In a room where the term genius could be applied to many in attendance, all eyes and ears were on Dr. Michael Griffin, NASA Administrator, as he explained NASA's ongoing roles in air and space exploration to a gathering of members of the Society of Experimental Test Pilots (SETP). Several hundred SETP members gathered in Anaheim, Calif., for their annual symposium as Griffin addressed the group September 29. Dr. Michael Griffin, NASA Administrator speaks to members of the Society of Experimental Test Pilots.

Griffin explained portions of NASA's aeronautics plan to the pilots, explaining that budget changes he has instituted will level the playing field for NASA's aeronautical centers by sharing the cost of overhead within the entire agency. Citing a need for a comprehensive strategic plan for aeronautics, Griffin said NASA is working with other organizations to devise such a roadmap to be delivered to the nation this December.

Image left: Dr. Michael Griffin, NASA Administrator speaks to the Society of Experimental Test Pilots (SETP).

Griffin, a private pilot, acknowledged his admiration for the test pilots gathered in the room. "I'm honored to be able to address you," he said. "I love aeronautics. I was trained in aeronautics," he told the group. Griffin said he hopes to use the talents of the test pilots gathered in Anaheim for future NASA aeronautics programs.

The excitement as well as the acknowledged perils of space travel animated much of the NASA Administrator's remarks. With the danger of spaceflight understood, Griffin said the goals in space need to be worth that risk. While acknowledging the benefits derived from a quarter-century of space shuttle orbital operations, Griffin articulated a need for greater accomplishments in space - goals expressed in the ongoing vision for space exploration that NASA received as a presidentially mandated task. To that end, he is committed to developing the capability to return to the Moon and eventually send astronauts to Mars.

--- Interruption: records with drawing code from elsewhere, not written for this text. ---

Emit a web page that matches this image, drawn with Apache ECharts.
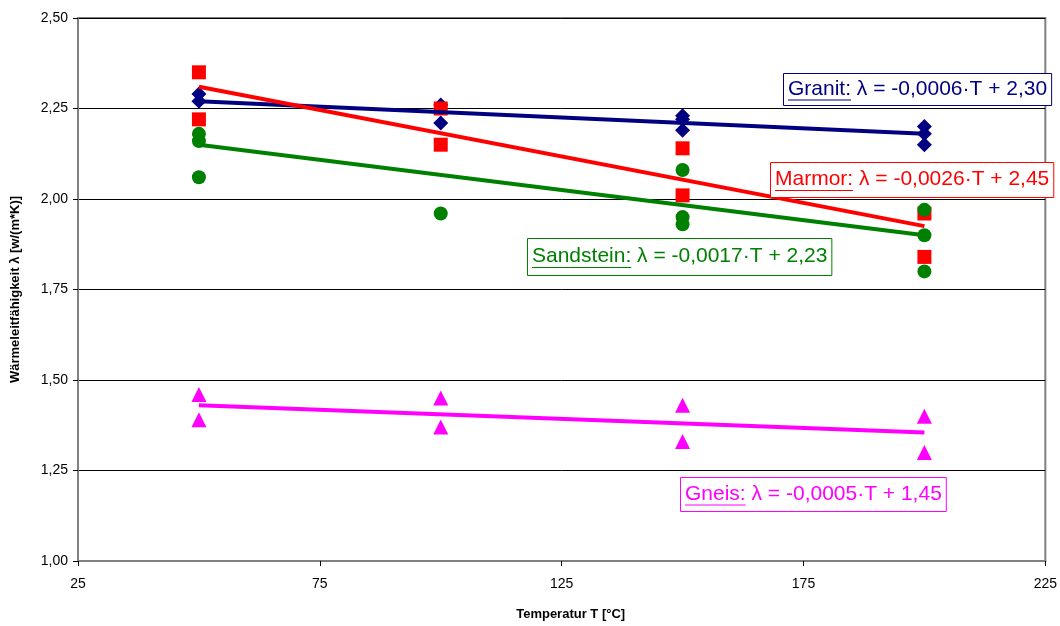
<!DOCTYPE html>
<html><head><meta charset="utf-8">
<script src="https://cdn.jsdelivr.net/npm/echarts@6/dist/echarts.min.js"></script>
<style>html,body{margin:0;padding:0;background:#fff}#c{width:1060px;height:626px}</style>
</head><body><div id="c"></div>
<script>
// Measurements: [T, lambda]
const granit = [[50,2.29],[50,2.27],[100,2.26],[100,2.21],[150,2.23],[150,2.22],[150,2.19],[200,2.20],[200,2.18],[200,2.15]];
const marmor = [[50,2.35],[50,2.22],[100,2.25],[100,2.15],[150,2.14],[150,2.01],[200,1.96],[200,1.84]];
const sandstein = [[50,2.18],[50,2.16],[50,2.06],[100,1.96],[150,2.08],[150,1.95],[150,1.93],[200,1.97],[200,1.90],[200,1.80]];
const gneis = [[50,1.46],[50,1.39],[100,1.45],[100,1.37],[150,1.43],[150,1.33],[200,1.40],[200,1.30]];
// Trend line end points
const granitTrend = [[50,2.27],[200,2.18]];
const marmorTrend = [[50,2.31],[200,1.925]];
const sandsteinTrend = [[50,2.15],[200,1.90]];
const gneisTrend = [[50,1.43],[200,1.355]];
const xTicks = [25,75,125,175,225];
const yTicks = [1.00,1.25,1.50,1.75,2.00,2.25,2.50];
const labels = [
  {name:'Granit:', eq:' λ = -0,0006·T + 2,30', color:'#000080'},
  {name:'Marmor:', eq:' λ = -0,0026·T + 2,45', color:'#ff0000'},
  {name:'Sandstein:', eq:' λ = -0,0017·T + 2,23', color:'#008000'},
  {name:'Gneis:', eq:' λ = -0,0005·T + 1,45', color:'#ff00ff'}
];
const boxPos = [[783,73,32],[770,162,35],[527,238,37],[680,477,34]];

const chart = echarts.init(document.getElementById('c'));
const FONT = '"Liberation Sans", Arial, sans-serif';
const LF = '21px ' + FONT;
const cv = document.createElement('canvas').getContext('2d');
cv.font = LF;
const graphics = [];
labels.forEach((l,i)=>{
  const [x,y,h] = boxPos[i];
  const nw = cv.measureText(l.name).width;
  const ew = cv.measureText(l.eq).width;
  const w = Math.min(nw + ew + 9, 1059 - x);
  const tx = x + 5, cy = y + h/2;
  graphics.push({type:'rect', left:x, top:y, shape:{width:w,height:h}, style:{fill:'#fff', stroke:l.color, lineWidth:1}, z:10});
  graphics.push({type:'text', x:tx, y:cy, style:{text:l.name, fill:l.color, font:LF, textVerticalAlign:'middle', verticalAlign:'middle'}, z:11});
  graphics.push({type:'text', x:tx+nw, y:cy, style:{text:l.eq, fill:l.color, font:LF, textVerticalAlign:'middle', verticalAlign:'middle'}, z:11});
  graphics.push({type:'line', shape:{x1:tx, y1:cy+11, x2:tx+nw, y2:cy+11}, style:{stroke:l.color, lineWidth:1.2}, z:11});
});

function sc(data, symbol, color, size){
  return {type:'scatter', data, symbol, symbolSize:size, itemStyle:{color, opacity:1}, z:3};
}
function tl(data, color){
  return {type:'line', data, showSymbol:false, lineStyle:{color, width:4}, itemStyle:{color}, z:4, silent:true};
}
chart.setOption({
  animation:false,
  backgroundColor:'#fff',
  grid:{left:78, right:12, top:18, bottom:61, show:true, borderColor:'#808080', borderWidth:2},
  xAxis:{type:'value', min:25, max:225, interval:50,
    name:'Temperatur T [°C]', nameLocation:'middle', nameGap:47,
    nameTextStyle:{fontFamily:FONT, fontWeight:'bold', fontSize:13, color:'#000', padding:[0,0,0,18]},
    axisLine:{lineStyle:{color:'#808080', width:2}},
    axisTick:{show:true, length:5, lineStyle:{color:'#000'}},
    axisLabel:{fontFamily:FONT, fontSize:14, color:'#000', margin:16,
      formatter:v=>String(v)},
    splitLine:{show:false}},
  yAxis:{type:'value', min:1.00, max:2.50, interval:0.25,
    name:'Wärmeleitfähigkeit λ [w/(m*K)]', nameLocation:'middle', nameGap:56,
    nameTextStyle:{fontFamily:FONT, fontWeight:'bold', fontSize:13, color:'#000'},
    axisLine:{show:true, lineStyle:{color:'#808080', width:2}},
    axisTick:{show:true, length:5, lineStyle:{color:'#000'}},
    axisLabel:{fontFamily:FONT, fontSize:14, color:'#000', margin:10,
      formatter:v=>v.toFixed(2).replace('.',',')},
    splitLine:{show:true, lineStyle:{color:'#000', width:1}}},
  series:[
    sc(granit,'diamond','#000080',15),
    sc(marmor,'rect','#ff0000',14),
    sc(sandstein,'circle','#008000',14),
    sc(gneis,'triangle','#ff00ff',15),
    tl(granitTrend,'#000080'),
    tl(marmorTrend,'#ff0000'),
    tl(sandsteinTrend,'#008000'),
    tl(gneisTrend,'#ff00ff')
  ],
  graphic:graphics
});
</script>
</body></html>
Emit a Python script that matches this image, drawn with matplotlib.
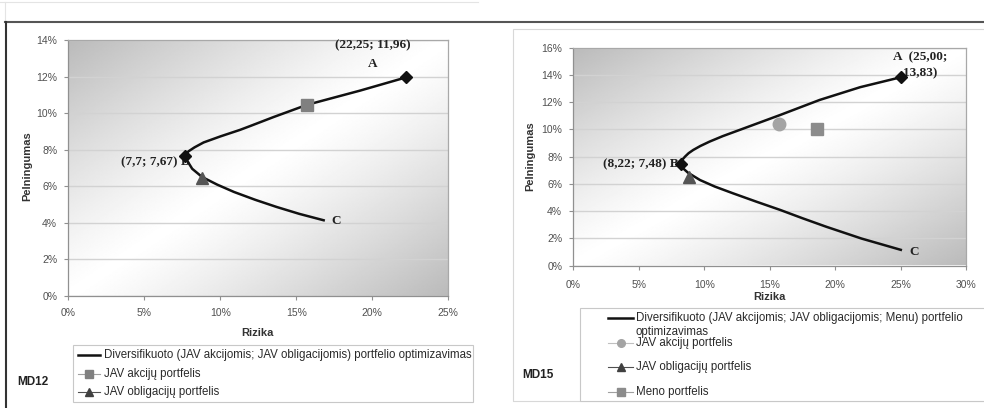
import numpy as np
import matplotlib
matplotlib.use("Agg")
import matplotlib.pyplot as plt
from matplotlib.lines import Line2D
from matplotlib.patches import Rectangle

plt.rcParams['font.family'] = ['Liberation Sans', 'DejaVu Sans']

# MD12: two-asset frontier (risk %, return %), from A through B down to C
md12_risk = [22.25, 19.2, 15.7, 13.5, 12.0, 11.3, 10.0, 8.9, 8.3, 7.9, 7.7,
             7.8, 8.15, 8.8, 9.8, 10.9, 12.3, 13.7, 15.2, 16.8]
md12_ret = [11.96, 11.23, 10.45, 9.78, 9.3, 9.08, 8.72, 8.39, 8.12, 7.9, 7.67,
            7.42, 6.95, 6.5, 6.08, 5.68, 5.25, 4.86, 4.48, 4.13]
md12_a = (22.25, 11.96)
md12_b = (7.7, 7.67)
md12_stocks = (15.7, 10.45)
md12_bonds = (8.8, 6.45)

# MD15: three-asset frontier
md15_risk = [25.0, 21.9, 18.8, 15.8, 12.7, 11.4, 10.4, 9.7, 9.16, 8.8, 8.53, 8.3, 8.22,
             8.4, 8.75, 9.67, 10.8, 12.2, 14.0, 15.8, 17.5, 19.3, 22.0, 25.0]
md15_ret = [13.83, 13.1, 12.16, 11.06, 9.96, 9.5, 9.1, 8.78, 8.49, 8.25, 8.0, 7.75, 7.48,
            7.12, 6.82, 6.28, 5.8, 5.3, 4.68, 4.08, 3.47, 2.85, 1.98, 1.15]
md15_a = (25.00, 13.83)
md15_b = (8.22, 7.48)
md15_stocks = (15.7, 10.4)
md15_bonds = (8.8, 6.48)
md15_art = (18.6, 10.0)

md12_xticks = [0, 5, 10, 15, 20, 25]
md12_yticks = [0, 2, 4, 6, 8, 10, 12, 14]
md15_xticks = [0, 5, 10, 15, 20, 25, 30]
md15_yticks = [0, 2, 4, 6, 8, 10, 12, 14, 16]

W, H = 984, 408
fig = plt.figure(figsize=(W / 100, H / 100), dpi=100)
fig.patch.set_facecolor('white')


def fx(x):
    return x / W


def fy(y):
    return 1 - y / H


def panel(rect, xticks, yticks, label_pad):
    ax = fig.add_axes(rect)
    # grey diagonal shading of the plot area, light band from lower left to upper right
    u, v = np.meshgrid(np.linspace(0, 1, 300), np.linspace(1, 0, 200))
    t = (u + (1 - v)) / 2
    shade = 1 - 0.27 * np.abs(2 * t - 1) ** 1.2
    ax.imshow(shade, extent=[0, 1, 0, 1], transform=ax.transAxes, aspect='auto',
              cmap='gray', vmin=0, vmax=1, zorder=0, interpolation='bilinear')
    ax.set_xlim(xticks[0], xticks[-1])
    ax.set_ylim(yticks[0], yticks[-1])
    ax.set_xticks(xticks)
    ax.set_yticks(yticks)
    ax.set_xticklabels([f"{v}%" for v in xticks])
    ax.set_yticklabels([f"{v}%" for v in yticks])
    ax.yaxis.grid(True, color='#d2d2d2', lw=1)
    ax.set_axisbelow(True)
    for s in ax.spines.values():
        s.set_color('#a8a8a8')
        s.set_linewidth(0.9)
    ax.spines['left'].set_color('#909090')
    ax.spines['bottom'].set_color('#909090')
    ax.tick_params(axis='both', length=3, color='#909090', labelsize=7.5, labelcolor='#505050')
    ax.tick_params(axis='y', pad=5)
    ax.tick_params(axis='x', pad=label_pad)
    ax.set_xlabel('Rizika', fontsize=8, fontweight='bold', color='#333333')
    ax.set_ylabel('Pelningumas', fontsize=8, fontweight='bold', color='#333333')
    return ax


serif = dict(family=['Liberation Serif', 'DejaVu Serif'], fontweight='bold', fontsize=9.5, color='#222222')

# left chart
ax1 = panel([fx(68.3), fy(295.7), 380 / W, 255.7 / H], md12_xticks, md12_yticks, 6)
ax1.xaxis.set_label_coords(0.499, -0.126)
ax1.yaxis.set_label_coords(-0.0955, 0.507)
ax1.plot(md12_risk, md12_ret, color='#111111', lw=1.8, solid_joinstyle='round', zorder=3)
ax1.plot(*md12_stocks, marker='s', ms=9, color='#808080', zorder=4)
ax1.plot(*md12_bonds, marker='^', ms=9, color='#555555', zorder=4)
ax1.annotate('(7,7; 7,67) B', md12_b, xytext=(3, -5), textcoords='offset points',
             ha='right', va='center', zorder=2, **serif)
ax1.plot(*zip(md12_a, md12_b), ls='none', marker='D', ms=6.5, color='#111111', zorder=5)
ax1.annotate('(22,25; 11,96)', md12_a, xytext=(-24.3, 22.8), textcoords='offset points',
             ha='center', va='center', **serif)
ax1.annotate('A', md12_a, xytext=(-24.3, 9.9), textcoords='offset points',
             ha='center', va='center', **serif)
ax1.annotate('C', (md12_risk[-1], md12_ret[-1]), xytext=(5.5, -0.7), textcoords='offset points',
             ha='left', va='center', **serif)

# right chart
ax2 = panel([fx(573.3), fy(265.5), 393 / W, 217.8 / H], md15_xticks, md15_yticks, 7.5)
ax2.xaxis.set_label_coords(0.5, -0.122)
ax2.yaxis.set_label_coords(-0.0975, 0.5)
ax2.plot(md15_risk, md15_ret, color='#111111', lw=1.8, solid_joinstyle='round', zorder=3)
ax2.plot(*md15_stocks, marker='o', ms=9, color='#a4a4a4', zorder=4)
ax2.plot(*md15_art, marker='s', ms=9, color='#8c8c8c', zorder=4)
ax2.plot(*md15_bonds, marker='^', ms=9, color='#555555', zorder=4)
ax2.annotate('(8,22; 7,48) B', md15_b, xytext=(-1.5, -0.5), textcoords='offset points',
             ha='right', va='center', zorder=2, **serif)
ax2.annotate('A  (25,00;\n13,83)', md15_a, xytext=(13.9, 8.8), textcoords='offset points',
             ha='center', va='center', linespacing=1.45, zorder=2, **serif)
ax2.plot(*zip(md15_a, md15_b), ls='none', marker='D', ms=6.5, color='#111111', zorder=5)
ax2.annotate('C', (md15_risk[-1], md15_ret[-1]), xytext=(6, -1.5), textcoords='offset points',
             ha='left', va='center', **serif)


def fig_line(x0, y0, x1, y1, **kw):
    fig.add_artist(Line2D([fx(x0), fx(x1)], [fy(y0), fy(y1)], transform=fig.transFigure, **kw))


def legend_row(x0, x1, y, text_x, label, line_color, lw, marker=None, mcolor=None, fs=8.3):
    fig_line(x0, y, x1, y, color=line_color, lw=lw)
    if marker:
        fig.add_artist(Line2D([fx((x0 + x1) / 2)], [fy(y)], transform=fig.transFigure,
                              marker=marker, ms=5.5, color=mcolor, ls='none'))
    fig.text(fx(text_x), fy(y), label, ha='left', va='center', fontsize=fs, color='#2a2a2a')


# page frame lines
fig_line(0, 2, 478, 2, color='#e4e4e4', lw=0.8)
fig_line(5, 2, 5, 22, color='#e4e4e4', lw=0.8)
fig_line(5, 22, 984, 22, color='#555555', lw=1.5)
fig_line(6, 22, 6, 408, color='#333333', lw=1.5)
fig.add_artist(Rectangle((fx(513), fy(401)), fx(990) - fx(513), fy(29) - fy(401),
                         transform=fig.transFigure, fill=False, ec='#d8d8d8', lw=0.8))

# left legend
fig.add_artist(Rectangle((fx(73), fy(402)), fx(473) - fx(73), fy(345) - fy(402),
                         transform=fig.transFigure, fc='white', ec='#c8c8c8', lw=0.8))
legend_row(78, 100, 355, 104, 'Diversifikuoto (JAV akcijomis; JAV obligacijomis) portfelio optimizavimas',
           '#111111', 1.8)
legend_row(78, 100, 374, 104, 'JAV akcijų portfelis', '#a0a0a0', 0.8, 's', '#808080')
legend_row(78, 100, 392, 104, 'JAV obligacijų portfelis', '#505050', 0.8, '^', '#404040')
fig.text(fx(17), fy(382), 'MD12', ha='left', va='center', fontsize=8.5, fontweight='bold', color='#222222')

# right legend
fig.add_artist(Rectangle((fx(580), fy(401)), fx(995) - fx(580), fy(308) - fy(401),
                         transform=fig.transFigure, fc='white', ec='#c8c8c8', lw=0.8))
legend_row(608, 633, 318, 636, 'Diversifikuoto (JAV akcijomis; JAV obligacijomis; Menu) portfelio',
           '#111111', 1.8)
fig.text(fx(636), fy(332), 'optimizavimas', ha='left', va='center', fontsize=8.3, color='#2a2a2a')
legend_row(608, 633, 343, 636, 'JAV akcijų portfelis', '#c0c0c0', 0.8, 'o', '#a4a4a4')
legend_row(608, 633, 367, 636, 'JAV obligacijų portfelis', '#505050', 0.8, '^', '#404040')
legend_row(608, 633, 392, 636, 'Meno portfelis', '#a0a0a0', 0.8, 's', '#8c8c8c')
fig.text(fx(522), fy(375), 'MD15', ha='left', va='center', fontsize=8.5, fontweight='bold', color='#222222')

fig.savefig('out.png', dpi=100)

He's philosophical about the years between the last Apollo lunar mission in the early 1970s and the return of humans to the Moon forecast for the second decade of this century. Another inhospitable environment, Antarctica, went largely unvisited between the early 20th Century and the mid-1950s when long-duration research stations were established, he reminded his audience. When humans return to the Moon, it won't be Apollo revisited, Griffin said. NASA's planned Orion space capsule and its lunar exploration module, still under development, are being designed to permit four astronauts to stay on the lunar surface for a week, amounting to a four-fold increase in capability over Apollo's pioneering efforts.

And that's but a work-up to the main event: Mars. The same family of rockets being developed for lunar trips will be capable of delivering a million pounds of hardware, fuel, and astronauts to earth orbit in five or six launches over a period of three or four months, Griffin said. The aggregate will then leave earth orbit for Mars in a scenario NASA long-range planners are developing.

Griffin says NASA is currently in "a period of change unlike any we've seen since the end of Apollo." While acknowledging the difficulties that attend times of momentous change, Griffin embraces the change, and the vision for space exploration, with the logic of an engineer that sometimes hides the passion of an explorer.